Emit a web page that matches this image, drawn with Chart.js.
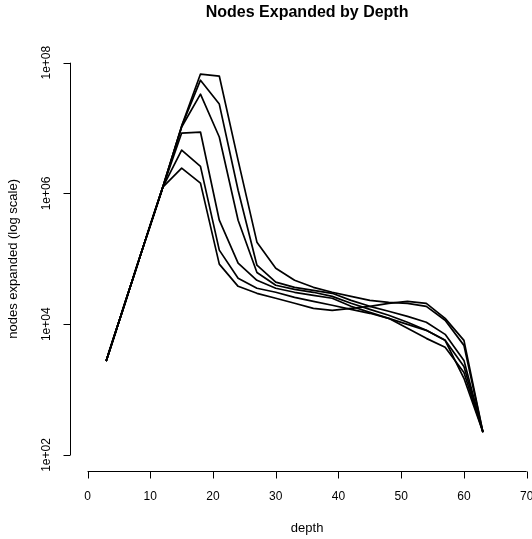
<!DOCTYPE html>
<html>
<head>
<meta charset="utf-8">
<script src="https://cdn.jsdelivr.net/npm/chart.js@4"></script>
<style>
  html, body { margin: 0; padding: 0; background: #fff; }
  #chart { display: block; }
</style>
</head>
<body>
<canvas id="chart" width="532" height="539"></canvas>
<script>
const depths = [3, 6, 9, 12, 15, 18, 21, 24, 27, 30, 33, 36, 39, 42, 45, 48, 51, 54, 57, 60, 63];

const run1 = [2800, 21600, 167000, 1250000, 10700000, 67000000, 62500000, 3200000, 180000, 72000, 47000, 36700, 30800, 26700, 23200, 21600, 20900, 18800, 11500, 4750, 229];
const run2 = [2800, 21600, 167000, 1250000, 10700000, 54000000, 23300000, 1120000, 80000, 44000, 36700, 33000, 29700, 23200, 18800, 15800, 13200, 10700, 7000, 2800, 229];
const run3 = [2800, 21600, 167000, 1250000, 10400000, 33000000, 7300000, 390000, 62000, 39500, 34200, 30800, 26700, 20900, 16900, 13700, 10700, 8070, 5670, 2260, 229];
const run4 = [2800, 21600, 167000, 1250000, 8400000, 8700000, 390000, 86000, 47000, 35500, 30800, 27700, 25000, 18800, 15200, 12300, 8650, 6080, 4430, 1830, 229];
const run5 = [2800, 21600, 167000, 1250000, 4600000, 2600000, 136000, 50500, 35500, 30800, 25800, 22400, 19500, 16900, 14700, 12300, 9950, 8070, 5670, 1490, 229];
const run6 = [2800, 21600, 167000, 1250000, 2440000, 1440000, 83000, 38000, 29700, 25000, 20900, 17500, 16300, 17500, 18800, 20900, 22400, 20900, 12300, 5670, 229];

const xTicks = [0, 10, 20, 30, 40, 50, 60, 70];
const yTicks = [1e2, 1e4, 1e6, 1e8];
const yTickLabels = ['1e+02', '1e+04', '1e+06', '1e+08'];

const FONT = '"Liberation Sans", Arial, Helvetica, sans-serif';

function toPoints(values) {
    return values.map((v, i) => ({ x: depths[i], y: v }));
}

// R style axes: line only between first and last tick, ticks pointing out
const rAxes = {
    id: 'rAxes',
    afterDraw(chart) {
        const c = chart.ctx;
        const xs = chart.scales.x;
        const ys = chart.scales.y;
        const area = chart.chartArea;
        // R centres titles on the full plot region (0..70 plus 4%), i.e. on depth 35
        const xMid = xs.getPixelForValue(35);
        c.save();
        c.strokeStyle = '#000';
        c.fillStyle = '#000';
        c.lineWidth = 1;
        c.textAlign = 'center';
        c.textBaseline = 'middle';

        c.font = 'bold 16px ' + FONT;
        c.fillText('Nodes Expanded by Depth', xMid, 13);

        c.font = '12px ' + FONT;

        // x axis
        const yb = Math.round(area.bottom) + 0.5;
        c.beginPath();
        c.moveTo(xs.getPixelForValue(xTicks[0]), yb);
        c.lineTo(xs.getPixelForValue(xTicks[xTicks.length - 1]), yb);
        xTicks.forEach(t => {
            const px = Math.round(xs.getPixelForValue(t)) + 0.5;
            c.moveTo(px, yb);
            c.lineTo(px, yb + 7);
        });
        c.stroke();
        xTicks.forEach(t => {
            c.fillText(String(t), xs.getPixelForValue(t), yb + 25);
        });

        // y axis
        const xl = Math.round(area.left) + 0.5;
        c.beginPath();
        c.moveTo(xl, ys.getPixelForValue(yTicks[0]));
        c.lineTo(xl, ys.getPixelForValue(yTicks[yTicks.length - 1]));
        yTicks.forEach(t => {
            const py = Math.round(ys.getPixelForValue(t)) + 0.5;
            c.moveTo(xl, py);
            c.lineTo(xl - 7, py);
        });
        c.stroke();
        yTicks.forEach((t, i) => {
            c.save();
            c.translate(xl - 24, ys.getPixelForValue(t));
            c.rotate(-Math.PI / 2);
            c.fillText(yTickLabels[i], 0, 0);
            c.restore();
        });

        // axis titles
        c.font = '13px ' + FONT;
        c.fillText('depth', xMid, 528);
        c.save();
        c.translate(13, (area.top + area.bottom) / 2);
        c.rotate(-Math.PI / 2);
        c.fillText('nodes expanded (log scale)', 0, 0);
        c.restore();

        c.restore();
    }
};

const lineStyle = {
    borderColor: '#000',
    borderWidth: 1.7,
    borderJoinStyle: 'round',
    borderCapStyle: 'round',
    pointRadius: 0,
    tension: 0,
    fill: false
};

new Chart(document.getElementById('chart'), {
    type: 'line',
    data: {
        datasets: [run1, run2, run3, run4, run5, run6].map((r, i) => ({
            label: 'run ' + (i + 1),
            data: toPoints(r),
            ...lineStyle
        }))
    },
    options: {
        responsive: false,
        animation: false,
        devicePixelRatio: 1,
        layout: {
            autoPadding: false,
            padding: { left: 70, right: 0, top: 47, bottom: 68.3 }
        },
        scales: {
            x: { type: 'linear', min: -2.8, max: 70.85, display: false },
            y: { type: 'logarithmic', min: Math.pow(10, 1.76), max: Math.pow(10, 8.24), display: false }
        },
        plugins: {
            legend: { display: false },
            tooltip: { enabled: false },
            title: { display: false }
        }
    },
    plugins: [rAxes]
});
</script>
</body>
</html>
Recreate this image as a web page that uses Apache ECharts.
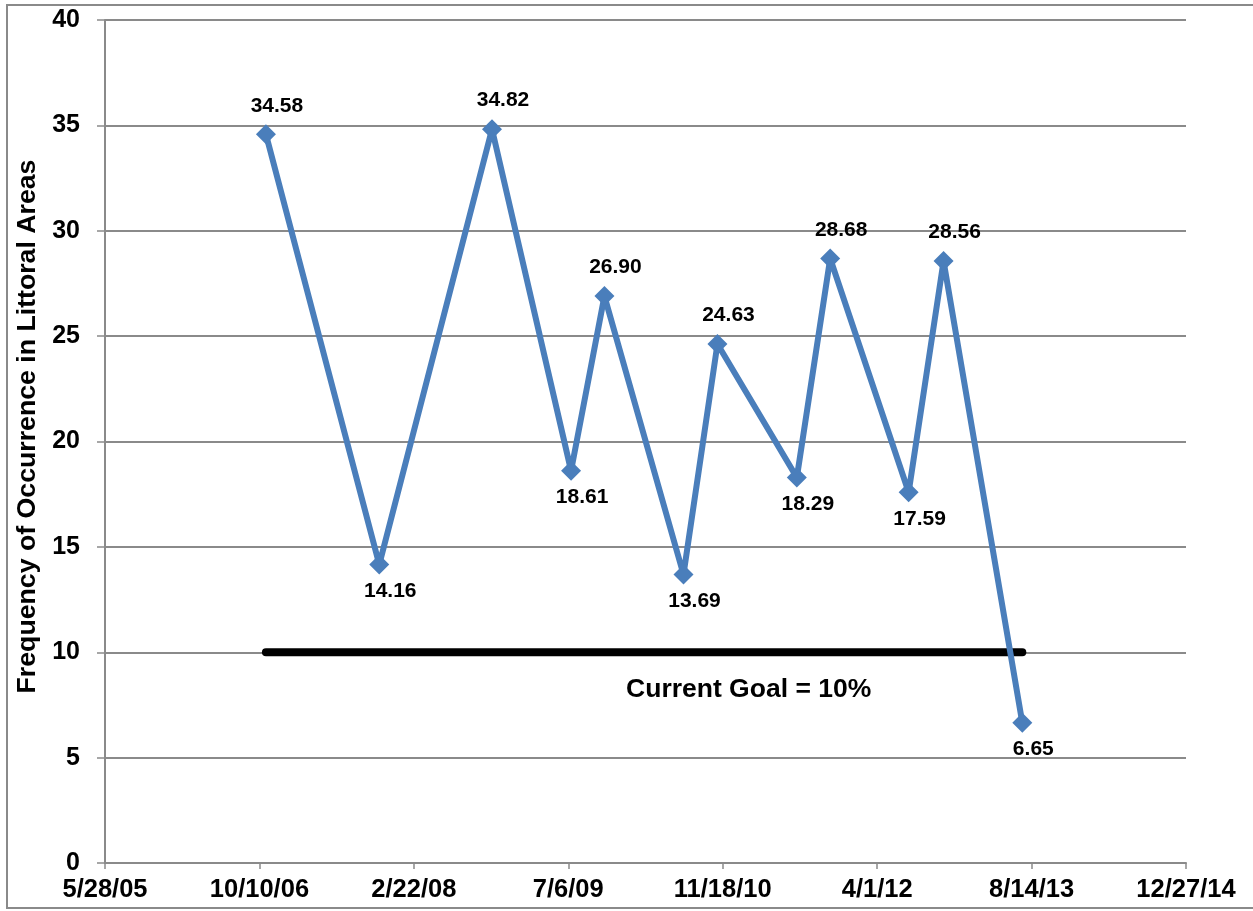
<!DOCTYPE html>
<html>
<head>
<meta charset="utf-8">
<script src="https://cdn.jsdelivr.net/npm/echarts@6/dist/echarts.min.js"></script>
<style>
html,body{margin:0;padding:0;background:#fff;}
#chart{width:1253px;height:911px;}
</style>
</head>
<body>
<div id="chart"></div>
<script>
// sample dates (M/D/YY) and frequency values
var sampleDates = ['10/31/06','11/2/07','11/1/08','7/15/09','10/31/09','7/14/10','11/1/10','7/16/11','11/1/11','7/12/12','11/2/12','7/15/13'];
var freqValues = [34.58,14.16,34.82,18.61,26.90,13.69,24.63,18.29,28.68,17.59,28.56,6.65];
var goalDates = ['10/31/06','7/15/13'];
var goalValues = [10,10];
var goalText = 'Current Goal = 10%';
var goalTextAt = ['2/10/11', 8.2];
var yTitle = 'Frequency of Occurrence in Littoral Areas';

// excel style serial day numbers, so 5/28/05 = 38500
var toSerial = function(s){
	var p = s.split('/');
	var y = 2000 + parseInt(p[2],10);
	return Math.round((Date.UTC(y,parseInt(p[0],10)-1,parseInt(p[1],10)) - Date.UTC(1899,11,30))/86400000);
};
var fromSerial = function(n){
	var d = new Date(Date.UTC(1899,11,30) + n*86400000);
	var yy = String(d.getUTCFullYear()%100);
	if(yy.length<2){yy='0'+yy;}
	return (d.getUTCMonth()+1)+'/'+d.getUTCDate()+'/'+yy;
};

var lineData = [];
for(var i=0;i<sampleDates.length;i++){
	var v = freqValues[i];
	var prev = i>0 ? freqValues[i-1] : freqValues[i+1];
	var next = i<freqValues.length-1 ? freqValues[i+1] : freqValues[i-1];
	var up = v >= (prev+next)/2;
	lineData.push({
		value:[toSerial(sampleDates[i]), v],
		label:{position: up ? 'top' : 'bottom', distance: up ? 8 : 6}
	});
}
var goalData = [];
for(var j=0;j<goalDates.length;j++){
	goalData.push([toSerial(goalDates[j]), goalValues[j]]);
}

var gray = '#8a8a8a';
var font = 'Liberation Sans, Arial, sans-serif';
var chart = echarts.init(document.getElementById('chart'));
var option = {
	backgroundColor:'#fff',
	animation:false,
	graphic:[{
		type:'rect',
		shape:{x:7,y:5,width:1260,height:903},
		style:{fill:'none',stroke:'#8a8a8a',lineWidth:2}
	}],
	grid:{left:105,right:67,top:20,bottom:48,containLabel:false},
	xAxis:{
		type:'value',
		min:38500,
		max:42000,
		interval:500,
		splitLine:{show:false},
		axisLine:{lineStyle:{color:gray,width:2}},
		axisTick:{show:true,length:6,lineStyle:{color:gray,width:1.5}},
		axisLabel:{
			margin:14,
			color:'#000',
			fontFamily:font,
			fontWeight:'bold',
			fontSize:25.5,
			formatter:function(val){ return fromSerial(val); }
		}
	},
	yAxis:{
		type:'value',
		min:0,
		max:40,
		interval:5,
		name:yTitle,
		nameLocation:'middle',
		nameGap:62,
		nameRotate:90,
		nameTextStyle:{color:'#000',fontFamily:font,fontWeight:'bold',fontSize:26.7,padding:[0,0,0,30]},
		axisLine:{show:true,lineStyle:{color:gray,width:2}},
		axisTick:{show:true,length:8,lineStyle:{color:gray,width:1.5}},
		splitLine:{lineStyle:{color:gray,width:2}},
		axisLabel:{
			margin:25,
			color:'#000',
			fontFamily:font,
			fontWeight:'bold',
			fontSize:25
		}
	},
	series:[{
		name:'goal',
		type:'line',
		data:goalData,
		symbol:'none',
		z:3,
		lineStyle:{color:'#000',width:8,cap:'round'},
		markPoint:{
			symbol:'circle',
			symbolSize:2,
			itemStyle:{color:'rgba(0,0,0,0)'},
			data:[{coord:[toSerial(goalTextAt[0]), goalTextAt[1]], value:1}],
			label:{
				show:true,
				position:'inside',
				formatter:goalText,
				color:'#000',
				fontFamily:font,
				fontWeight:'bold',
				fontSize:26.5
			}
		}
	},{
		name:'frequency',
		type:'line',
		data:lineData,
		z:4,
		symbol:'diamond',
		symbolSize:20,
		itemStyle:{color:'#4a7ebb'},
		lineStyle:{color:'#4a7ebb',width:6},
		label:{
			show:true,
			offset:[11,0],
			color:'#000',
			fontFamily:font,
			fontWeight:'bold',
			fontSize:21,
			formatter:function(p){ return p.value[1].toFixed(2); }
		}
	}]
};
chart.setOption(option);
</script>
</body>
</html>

——————

# Problem description:
Leave out the pictures. Transcribe only the lines above, from the first through the one that contains "57, 60, 63];".

# Correct answer:
Emit a web page that matches this image, drawn with Chart.js.
<!DOCTYPE html>
<html>
<head>
<meta charset="utf-8">
<script src="https://cdn.jsdelivr.net/npm/chart.js@4"></script>
<style>
  html, body { margin: 0; padding: 0; background: #fff; }
  #chart { display: block; }
</style>
</head>
<body>
<canvas id="chart" width="532" height="539"></canvas>
<script>
const depths = [3, 6, 9, 12, 15, 18, 21, 24, 27, 30, 33, 36, 39, 42, 45, 48, 51, 54, 57, 60, 63];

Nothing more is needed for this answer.